--- START ---
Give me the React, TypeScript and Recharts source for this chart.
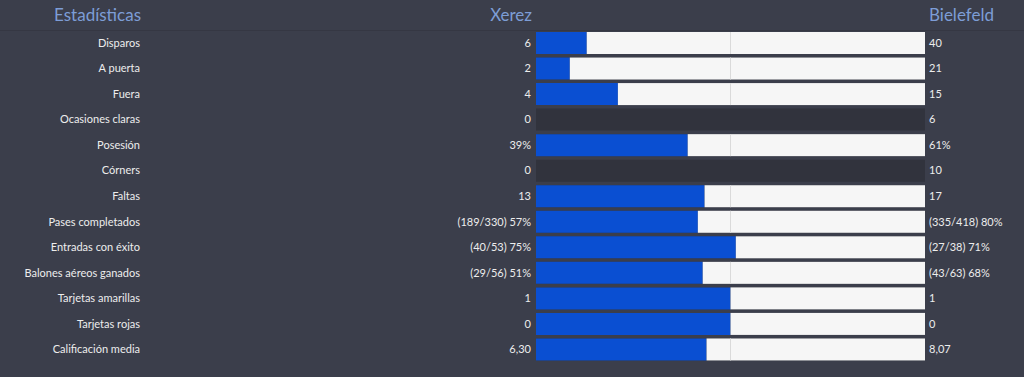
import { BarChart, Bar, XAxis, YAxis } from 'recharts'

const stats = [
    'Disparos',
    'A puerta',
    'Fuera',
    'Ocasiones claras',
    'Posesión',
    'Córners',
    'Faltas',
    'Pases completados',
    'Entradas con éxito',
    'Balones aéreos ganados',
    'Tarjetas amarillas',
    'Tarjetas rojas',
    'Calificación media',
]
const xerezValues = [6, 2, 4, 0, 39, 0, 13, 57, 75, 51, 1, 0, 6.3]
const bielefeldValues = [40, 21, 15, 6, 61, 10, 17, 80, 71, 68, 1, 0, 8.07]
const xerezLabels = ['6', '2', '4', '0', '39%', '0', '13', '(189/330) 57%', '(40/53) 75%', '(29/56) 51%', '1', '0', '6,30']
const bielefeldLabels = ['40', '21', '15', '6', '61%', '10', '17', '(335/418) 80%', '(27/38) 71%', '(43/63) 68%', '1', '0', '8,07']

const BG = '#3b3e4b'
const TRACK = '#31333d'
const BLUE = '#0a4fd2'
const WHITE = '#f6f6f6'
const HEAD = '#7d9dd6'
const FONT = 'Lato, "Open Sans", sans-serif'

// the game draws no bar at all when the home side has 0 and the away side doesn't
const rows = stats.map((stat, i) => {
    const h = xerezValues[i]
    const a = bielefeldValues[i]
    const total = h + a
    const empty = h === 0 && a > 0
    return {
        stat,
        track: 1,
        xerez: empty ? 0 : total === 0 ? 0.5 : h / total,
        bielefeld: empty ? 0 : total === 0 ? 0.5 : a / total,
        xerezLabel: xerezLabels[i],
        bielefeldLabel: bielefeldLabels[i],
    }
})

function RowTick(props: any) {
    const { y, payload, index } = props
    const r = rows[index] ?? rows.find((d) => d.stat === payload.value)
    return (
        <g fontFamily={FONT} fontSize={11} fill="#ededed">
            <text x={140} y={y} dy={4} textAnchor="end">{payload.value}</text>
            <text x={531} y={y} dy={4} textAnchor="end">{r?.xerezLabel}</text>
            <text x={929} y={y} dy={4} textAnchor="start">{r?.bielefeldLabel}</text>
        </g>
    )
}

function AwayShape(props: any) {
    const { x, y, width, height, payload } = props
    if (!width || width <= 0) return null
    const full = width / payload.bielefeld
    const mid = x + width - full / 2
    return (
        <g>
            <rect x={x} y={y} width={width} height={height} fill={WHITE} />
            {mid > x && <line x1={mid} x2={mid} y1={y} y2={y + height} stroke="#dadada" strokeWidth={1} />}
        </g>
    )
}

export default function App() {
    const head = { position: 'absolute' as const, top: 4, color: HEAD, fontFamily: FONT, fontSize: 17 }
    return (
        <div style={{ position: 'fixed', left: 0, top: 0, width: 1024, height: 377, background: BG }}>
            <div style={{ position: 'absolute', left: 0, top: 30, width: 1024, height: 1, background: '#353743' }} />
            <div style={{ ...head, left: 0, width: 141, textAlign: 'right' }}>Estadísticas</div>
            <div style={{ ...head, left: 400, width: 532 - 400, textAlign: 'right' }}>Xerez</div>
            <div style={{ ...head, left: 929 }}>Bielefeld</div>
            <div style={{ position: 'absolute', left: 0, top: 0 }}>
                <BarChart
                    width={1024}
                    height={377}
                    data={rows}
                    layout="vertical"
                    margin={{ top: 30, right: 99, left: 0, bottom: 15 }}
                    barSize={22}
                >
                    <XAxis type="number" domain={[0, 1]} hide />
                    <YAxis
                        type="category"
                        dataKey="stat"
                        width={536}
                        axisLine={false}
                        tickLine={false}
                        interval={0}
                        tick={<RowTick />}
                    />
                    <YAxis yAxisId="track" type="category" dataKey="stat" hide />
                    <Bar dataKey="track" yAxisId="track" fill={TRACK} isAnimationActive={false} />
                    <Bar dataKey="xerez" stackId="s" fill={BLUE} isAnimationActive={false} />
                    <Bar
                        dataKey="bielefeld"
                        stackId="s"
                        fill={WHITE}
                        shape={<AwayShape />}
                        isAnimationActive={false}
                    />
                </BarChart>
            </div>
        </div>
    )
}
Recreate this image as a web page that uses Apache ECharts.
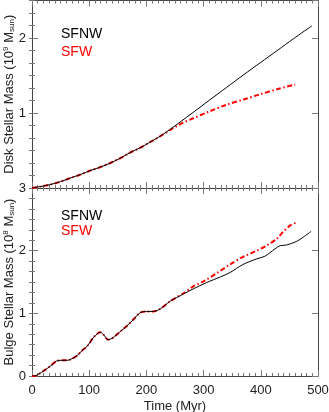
--- END ---
(Direction): Reproduce the entries above without change, omitting all pictures.

(Solution):
Give me the React, TypeScript and Recharts source for this chart.
import { BarChart, Bar, XAxis, YAxis } from 'recharts'

const stats = [
    'Disparos',
    'A puerta',
    'Fuera',
    'Ocasiones claras',
    'Posesión',
    'Córners',
    'Faltas',
    'Pases completados',
    'Entradas con éxito',
    'Balones aéreos ganados',
    'Tarjetas amarillas',
    'Tarjetas rojas',
    'Calificación media',
]
const xerezValues = [6, 2, 4, 0, 39, 0, 13, 57, 75, 51, 1, 0, 6.3]
const bielefeldValues = [40, 21, 15, 6, 61, 10, 17, 80, 71, 68, 1, 0, 8.07]
const xerezLabels = ['6', '2', '4', '0', '39%', '0', '13', '(189/330) 57%', '(40/53) 75%', '(29/56) 51%', '1', '0', '6,30']
const bielefeldLabels = ['40', '21', '15', '6', '61%', '10', '17', '(335/418) 80%', '(27/38) 71%', '(43/63) 68%', '1', '0', '8,07']

const BG = '#3b3e4b'
const TRACK = '#31333d'
const BLUE = '#0a4fd2'
const WHITE = '#f6f6f6'
const HEAD = '#7d9dd6'
const FONT = 'Lato, "Open Sans", sans-serif'

// the game draws no bar at all when the home side has 0 and the away side doesn't
const rows = stats.map((stat, i) => {
    const h = xerezValues[i]
    const a = bielefeldValues[i]
    const total = h + a
    const empty = h === 0 && a > 0
    return {
        stat,
        track: 1,
        xerez: empty ? 0 : total === 0 ? 0.5 : h / total,
        bielefeld: empty ? 0 : total === 0 ? 0.5 : a / total,
        xerezLabel: xerezLabels[i],
        bielefeldLabel: bielefeldLabels[i],
    }
})

function RowTick(props: any) {
    const { y, payload, index } = props
    const r = rows[index] ?? rows.find((d) => d.stat === payload.value)
    return (
        <g fontFamily={FONT} fontSize={11} fill="#ededed">
            <text x={140} y={y} dy={4} textAnchor="end">{payload.value}</text>
            <text x={531} y={y} dy={4} textAnchor="end">{r?.xerezLabel}</text>
            <text x={929} y={y} dy={4} textAnchor="start">{r?.bielefeldLabel}</text>
        </g>
    )
}

function AwayShape(props: any) {
    const { x, y, width, height, payload } = props
    if (!width || width <= 0) return null
    const full = width / payload.bielefeld
    const mid = x + width - full / 2
    return (
        <g>
            <rect x={x} y={y} width={width} height={height} fill={WHITE} />
            {mid > x && <line x1={mid} x2={mid} y1={y} y2={y + height} stroke="#dadada" strokeWidth={1} />}
        </g>
    )
}

export default function App() {
    const head = { position: 'absolute' as const, top: 4, color: HEAD, fontFamily: FONT, fontSize: 17 }
    return (
        <div style={{ position: 'fixed', left: 0, top: 0, width: 1024, height: 377, background: BG }}>
            <div style={{ position: 'absolute', left: 0, top: 30, width: 1024, height: 1, background: '#353743' }} />
            <div style={{ ...head, left: 0, width: 141, textAlign: 'right' }}>Estadísticas</div>
            <div style={{ ...head, left: 400, width: 532 - 400, textAlign: 'right' }}>Xerez</div>
            <div style={{ ...head, left: 929 }}>Bielefeld</div>
            <div style={{ position: 'absolute', left: 0, top: 0 }}>
                <BarChart
                    width={1024}
                    height={377}
                    data={rows}
                    layout="vertical"
                    margin={{ top: 30, right: 99, left: 0, bottom: 15 }}
                    barSize={22}
                >
                    <XAxis type="number" domain={[0, 1]} hide />
                    <YAxis
                        type="category"
                        dataKey="stat"
                        width={536}
                        axisLine={false}
                        tickLine={false}
                        interval={0}
                        tick={<RowTick />}
                    />
                    <YAxis yAxisId="track" type="category" dataKey="stat" hide />
                    <Bar dataKey="track" yAxisId="track" fill={TRACK} isAnimationActive={false} />
                    <Bar dataKey="xerez" stackId="s" fill={BLUE} isAnimationActive={false} />
                    <Bar
                        dataKey="bielefeld"
                        stackId="s"
                        fill={WHITE}
                        shape={<AwayShape />}
                        isAnimationActive={false}
                    />
                </BarChart>
            </div>
        </div>
    )
}
Recreate this image as a web page that uses Apache ECharts.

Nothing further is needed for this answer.